Scholar details role of processions

06 February, 19:54

    An old portrait of a procession inspired by the Egyptian goddess Isis An old portrait of a procession inspired by the Egyptian goddess Isis

    (by Rodolfo Calò) (ANSAmed) - CAIRO - Marian processions inspired by the Egyptian goddess Isis, squares, necropolises and churches in Naples and the surrounding Campania region all bear the vestiges of Egyptian esoteric sciences.

    The scholar Marco Ruggiero illustrated these influences during a recent conference at the Italian Cultural Institute in the Egyptian capital. Practices linked to Isis, the most highly venerated Egyptian goddess and and sister-bride of Osiris, were seen in Naples during the Roman era and remains of Isis worship can still be glimpsed in some processions, especially marian ones, noted Ruggiero. In Pollica, a town in the Salerno area in Parco del Cilento, a procession is held on July 2 for the Our Lady of Grace feast day in which women - often barefooted - carry miniature boats decorated with flowers and candles on their heads and sing devotional songs. The practice is a descendant of the 'Navigium Isidis' ('Isis's ship'), which in Antiquity consisted in a masked procession featuring a boat filled with floral tributes, noted the esoteric sciences expert. Other common votive containers include a basket, a castle and an egg, all of which are symbols for Isis, he said. 'Isis's ship' reappears in Acciaroli as well (the tourism area of Pollica) during the Feast of the Assumption on the second Sunday of August, when a statue of the Virgin Mary is loaded onto a fishing boat for a procession at sea, followed by other fishing boats loaded with believers holding candles. Orphic-Dionysian and Isis rites have been brought to Naples since Antiquity by merchants, Ruggiero said. As examples, he noted a votive inscription from the second century dedicated to Isis, a statue, the memory of a temple built by her worshipers and the 'Piazzetta Nilo' ( 'Nile Square').

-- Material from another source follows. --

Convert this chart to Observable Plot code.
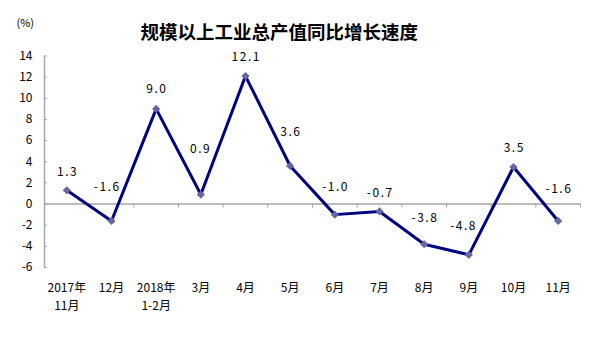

In the Sanità area of the city there is also the 'Cimitero delle Fontanelle' ('Cemetery of the Fountains), a pagan necropolis where a burial system was used that was reminiscent of mummification. Until 1700, the burials were in a niche shaped like a chair in which the body was situated in a sitting, 'Pharaonic' position. ''It may just be a coincidence, but in Naples there are two churches in honor of Santa Maria Egiziaca, an Egyptian nun and hermit born in Alexandria in 344 and revered as a saint in the Catholic, Orthodox and Coptic Churches,'' the expert said, citing the monumental Baroque church named after her in Forcella and one on the Pizzofalcone hill, one of the city's basilicas. More evidence of the link between Naples and Egypt can be found in the Egyptian Collection at the Naples National Museum of Archaeology (MANN), considered one of the most important in the world for Roman era history. (ANSAmed).